Records excerpted from a collection.
Start

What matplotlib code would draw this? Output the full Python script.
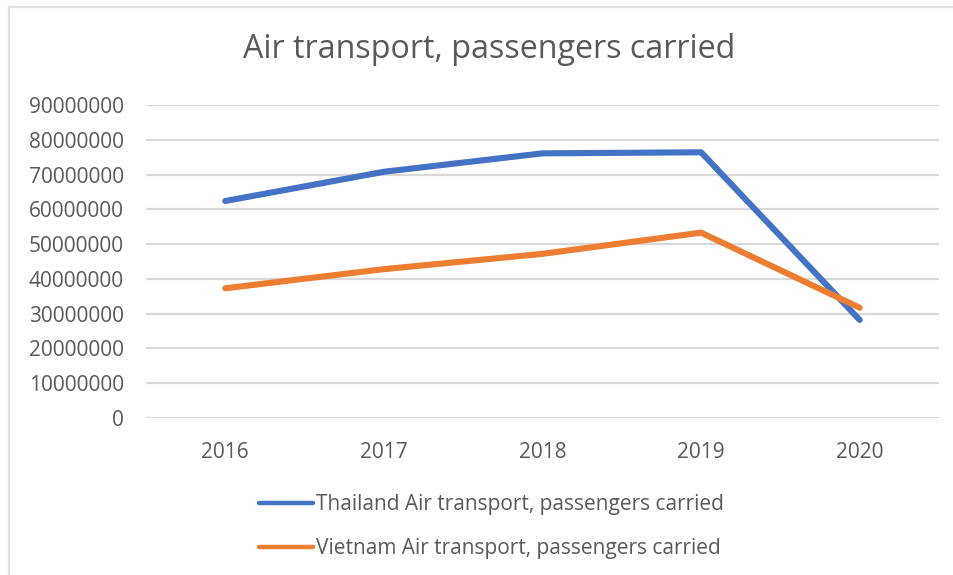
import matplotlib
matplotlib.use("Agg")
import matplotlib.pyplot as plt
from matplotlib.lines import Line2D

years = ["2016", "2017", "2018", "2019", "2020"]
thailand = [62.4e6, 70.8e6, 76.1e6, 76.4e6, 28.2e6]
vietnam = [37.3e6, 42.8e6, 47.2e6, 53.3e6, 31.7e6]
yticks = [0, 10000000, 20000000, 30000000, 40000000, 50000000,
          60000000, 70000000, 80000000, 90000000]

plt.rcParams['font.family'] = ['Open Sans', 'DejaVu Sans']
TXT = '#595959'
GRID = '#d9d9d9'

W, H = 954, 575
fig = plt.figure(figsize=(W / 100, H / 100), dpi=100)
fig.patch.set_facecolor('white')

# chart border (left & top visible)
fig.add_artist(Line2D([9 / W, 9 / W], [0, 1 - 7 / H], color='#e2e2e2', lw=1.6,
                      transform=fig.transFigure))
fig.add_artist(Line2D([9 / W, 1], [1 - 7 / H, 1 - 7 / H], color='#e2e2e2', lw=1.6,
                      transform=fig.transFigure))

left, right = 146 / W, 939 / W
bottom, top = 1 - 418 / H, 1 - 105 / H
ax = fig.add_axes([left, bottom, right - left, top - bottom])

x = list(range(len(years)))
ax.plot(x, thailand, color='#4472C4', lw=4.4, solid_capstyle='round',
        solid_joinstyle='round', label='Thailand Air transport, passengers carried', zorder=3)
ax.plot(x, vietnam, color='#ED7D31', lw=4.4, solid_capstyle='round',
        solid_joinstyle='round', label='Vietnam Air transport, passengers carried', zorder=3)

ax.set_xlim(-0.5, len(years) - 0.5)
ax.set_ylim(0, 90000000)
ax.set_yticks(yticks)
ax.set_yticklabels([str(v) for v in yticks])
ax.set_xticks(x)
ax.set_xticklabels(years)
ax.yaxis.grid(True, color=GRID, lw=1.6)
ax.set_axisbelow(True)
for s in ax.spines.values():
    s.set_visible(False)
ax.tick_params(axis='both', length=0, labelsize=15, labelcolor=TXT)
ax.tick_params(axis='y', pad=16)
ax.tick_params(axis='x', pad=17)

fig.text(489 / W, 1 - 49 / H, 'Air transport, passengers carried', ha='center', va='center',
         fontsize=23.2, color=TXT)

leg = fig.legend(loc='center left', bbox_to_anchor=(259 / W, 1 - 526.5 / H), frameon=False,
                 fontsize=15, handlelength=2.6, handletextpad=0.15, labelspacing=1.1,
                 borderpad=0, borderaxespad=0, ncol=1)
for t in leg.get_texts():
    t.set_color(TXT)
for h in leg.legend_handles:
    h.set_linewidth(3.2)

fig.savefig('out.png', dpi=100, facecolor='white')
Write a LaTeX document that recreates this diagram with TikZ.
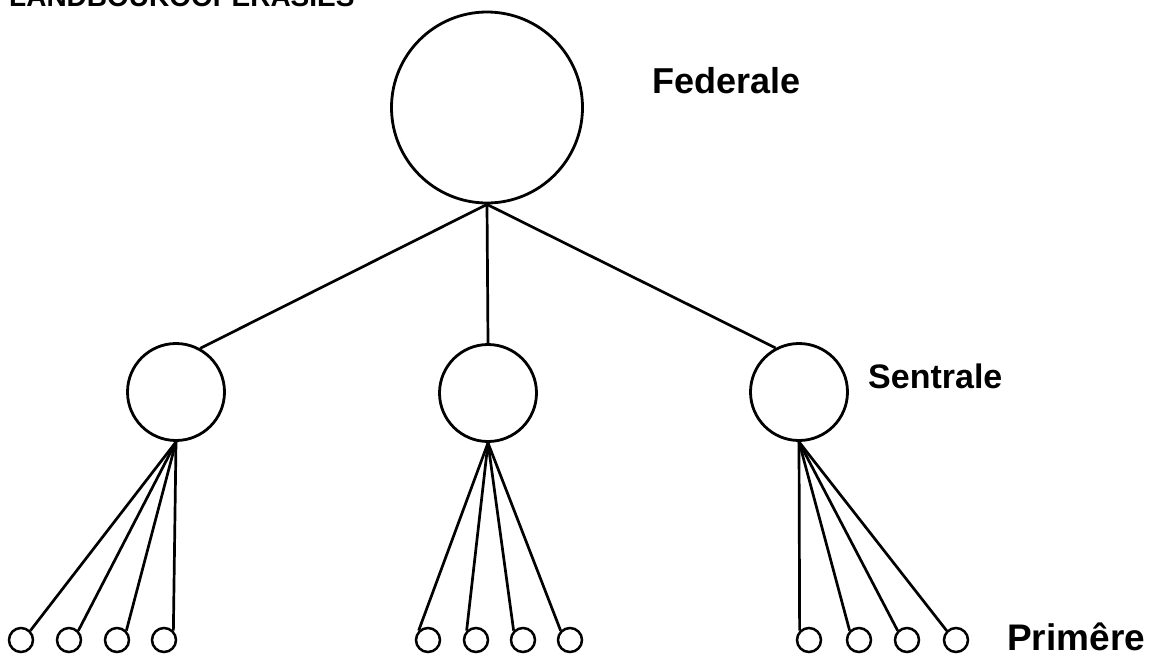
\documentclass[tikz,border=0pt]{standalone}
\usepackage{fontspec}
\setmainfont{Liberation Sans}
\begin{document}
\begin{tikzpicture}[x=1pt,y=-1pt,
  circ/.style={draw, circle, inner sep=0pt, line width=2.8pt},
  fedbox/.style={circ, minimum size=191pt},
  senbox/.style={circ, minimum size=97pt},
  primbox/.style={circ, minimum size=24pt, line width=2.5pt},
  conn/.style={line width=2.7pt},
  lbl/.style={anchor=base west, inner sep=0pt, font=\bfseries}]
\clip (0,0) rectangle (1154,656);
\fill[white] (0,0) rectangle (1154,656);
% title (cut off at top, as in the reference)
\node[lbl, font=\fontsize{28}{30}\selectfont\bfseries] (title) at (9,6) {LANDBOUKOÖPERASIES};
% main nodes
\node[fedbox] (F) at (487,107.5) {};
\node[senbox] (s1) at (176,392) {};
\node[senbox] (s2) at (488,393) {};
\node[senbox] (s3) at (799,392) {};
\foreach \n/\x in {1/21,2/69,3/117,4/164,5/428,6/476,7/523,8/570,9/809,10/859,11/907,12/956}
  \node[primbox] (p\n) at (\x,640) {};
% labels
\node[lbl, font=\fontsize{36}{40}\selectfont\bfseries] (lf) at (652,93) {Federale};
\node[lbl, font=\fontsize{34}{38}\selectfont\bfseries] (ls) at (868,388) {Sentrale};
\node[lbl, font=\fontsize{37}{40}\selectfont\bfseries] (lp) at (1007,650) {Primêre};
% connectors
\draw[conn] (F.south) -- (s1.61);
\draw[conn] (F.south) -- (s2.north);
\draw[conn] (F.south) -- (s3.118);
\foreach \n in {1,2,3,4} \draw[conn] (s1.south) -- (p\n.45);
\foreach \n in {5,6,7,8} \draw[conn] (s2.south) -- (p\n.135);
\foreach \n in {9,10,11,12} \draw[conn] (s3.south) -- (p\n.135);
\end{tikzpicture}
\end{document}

End

Task description. Pictures are excluded; output everything else in the data verbatim.

Written reply.
What matplotlib code would draw this? Output the full Python script.
import matplotlib
matplotlib.use("Agg")
import matplotlib.pyplot as plt
from matplotlib.lines import Line2D

years = ["2016", "2017", "2018", "2019", "2020"]
thailand = [62.4e6, 70.8e6, 76.1e6, 76.4e6, 28.2e6]
vietnam = [37.3e6, 42.8e6, 47.2e6, 53.3e6, 31.7e6]
yticks = [0, 10000000, 20000000, 30000000, 40000000, 50000000,
          60000000, 70000000, 80000000, 90000000]

plt.rcParams['font.family'] = ['Open Sans', 'DejaVu Sans']
TXT = '#595959'
GRID = '#d9d9d9'

W, H = 954, 575
fig = plt.figure(figsize=(W / 100, H / 100), dpi=100)
fig.patch.set_facecolor('white')

# chart border (left & top visible)
fig.add_artist(Line2D([9 / W, 9 / W], [0, 1 - 7 / H], color='#e2e2e2', lw=1.6,
                      transform=fig.transFigure))
fig.add_artist(Line2D([9 / W, 1], [1 - 7 / H, 1 - 7 / H], color='#e2e2e2', lw=1.6,
                      transform=fig.transFigure))

left, right = 146 / W, 939 / W
bottom, top = 1 - 418 / H, 1 - 105 / H
ax = fig.add_axes([left, bottom, right - left, top - bottom])

x = list(range(len(years)))
ax.plot(x, thailand, color='#4472C4', lw=4.4, solid_capstyle='round',
        solid_joinstyle='round', label='Thailand Air transport, passengers carried', zorder=3)
ax.plot(x, vietnam, color='#ED7D31', lw=4.4, solid_capstyle='round',
        solid_joinstyle='round', label='Vietnam Air transport, passengers carried', zorder=3)

ax.set_xlim(-0.5, len(years) - 0.5)
ax.set_ylim(0, 90000000)
ax.set_yticks(yticks)
ax.set_yticklabels([str(v) for v in yticks])
ax.set_xticks(x)
ax.set_xticklabels(years)
ax.yaxis.grid(True, color=GRID, lw=1.6)
ax.set_axisbelow(True)
for s in ax.spines.values():
    s.set_visible(False)
ax.tick_params(axis='both', length=0, labelsize=15, labelcolor=TXT)
ax.tick_params(axis='y', pad=16)
ax.tick_params(axis='x', pad=17)

fig.text(489 / W, 1 - 49 / H, 'Air transport, passengers carried', ha='center', va='center',
         fontsize=23.2, color=TXT)

leg = fig.legend(loc='center left', bbox_to_anchor=(259 / W, 1 - 526.5 / H), frameon=False,
                 fontsize=15, handlelength=2.6, handletextpad=0.15, labelspacing=1.1,
                 borderpad=0, borderaxespad=0, ncol=1)
for t in leg.get_texts():
    t.set_color(TXT)
for h in leg.legend_handles:
    h.set_linewidth(3.2)

fig.savefig('out.png', dpi=100, facecolor='white')
Write a LaTeX document that recreates this diagram with TikZ.
\documentclass[tikz,border=0pt]{standalone}
\usepackage{fontspec}
\setmainfont{Liberation Sans}
\begin{document}
\begin{tikzpicture}[x=1pt,y=-1pt,
  circ/.style={draw, circle, inner sep=0pt, line width=2.8pt},
  fedbox/.style={circ, minimum size=191pt},
  senbox/.style={circ, minimum size=97pt},
  primbox/.style={circ, minimum size=24pt, line width=2.5pt},
  conn/.style={line width=2.7pt},
  lbl/.style={anchor=base west, inner sep=0pt, font=\bfseries}]
\clip (0,0) rectangle (1154,656);
\fill[white] (0,0) rectangle (1154,656);
% title (cut off at top, as in the reference)
\node[lbl, font=\fontsize{28}{30}\selectfont\bfseries] (title) at (9,6) {LANDBOUKOÖPERASIES};
% main nodes
\node[fedbox] (F) at (487,107.5) {};
\node[senbox] (s1) at (176,392) {};
\node[senbox] (s2) at (488,393) {};
\node[senbox] (s3) at (799,392) {};
\foreach \n/\x in {1/21,2/69,3/117,4/164,5/428,6/476,7/523,8/570,9/809,10/859,11/907,12/956}
  \node[primbox] (p\n) at (\x,640) {};
% labels
\node[lbl, font=\fontsize{36}{40}\selectfont\bfseries] (lf) at (652,93) {Federale};
\node[lbl, font=\fontsize{34}{38}\selectfont\bfseries] (ls) at (868,388) {Sentrale};
\node[lbl, font=\fontsize{37}{40}\selectfont\bfseries] (lp) at (1007,650) {Primêre};
% connectors
\draw[conn] (F.south) -- (s1.61);
\draw[conn] (F.south) -- (s2.north);
\draw[conn] (F.south) -- (s3.118);
\foreach \n in {1,2,3,4} \draw[conn] (s1.south) -- (p\n.45);
\foreach \n in {5,6,7,8} \draw[conn] (s2.south) -- (p\n.135);
\foreach \n in {9,10,11,12} \draw[conn] (s3.south) -- (p\n.135);
\end{tikzpicture}
\end{document}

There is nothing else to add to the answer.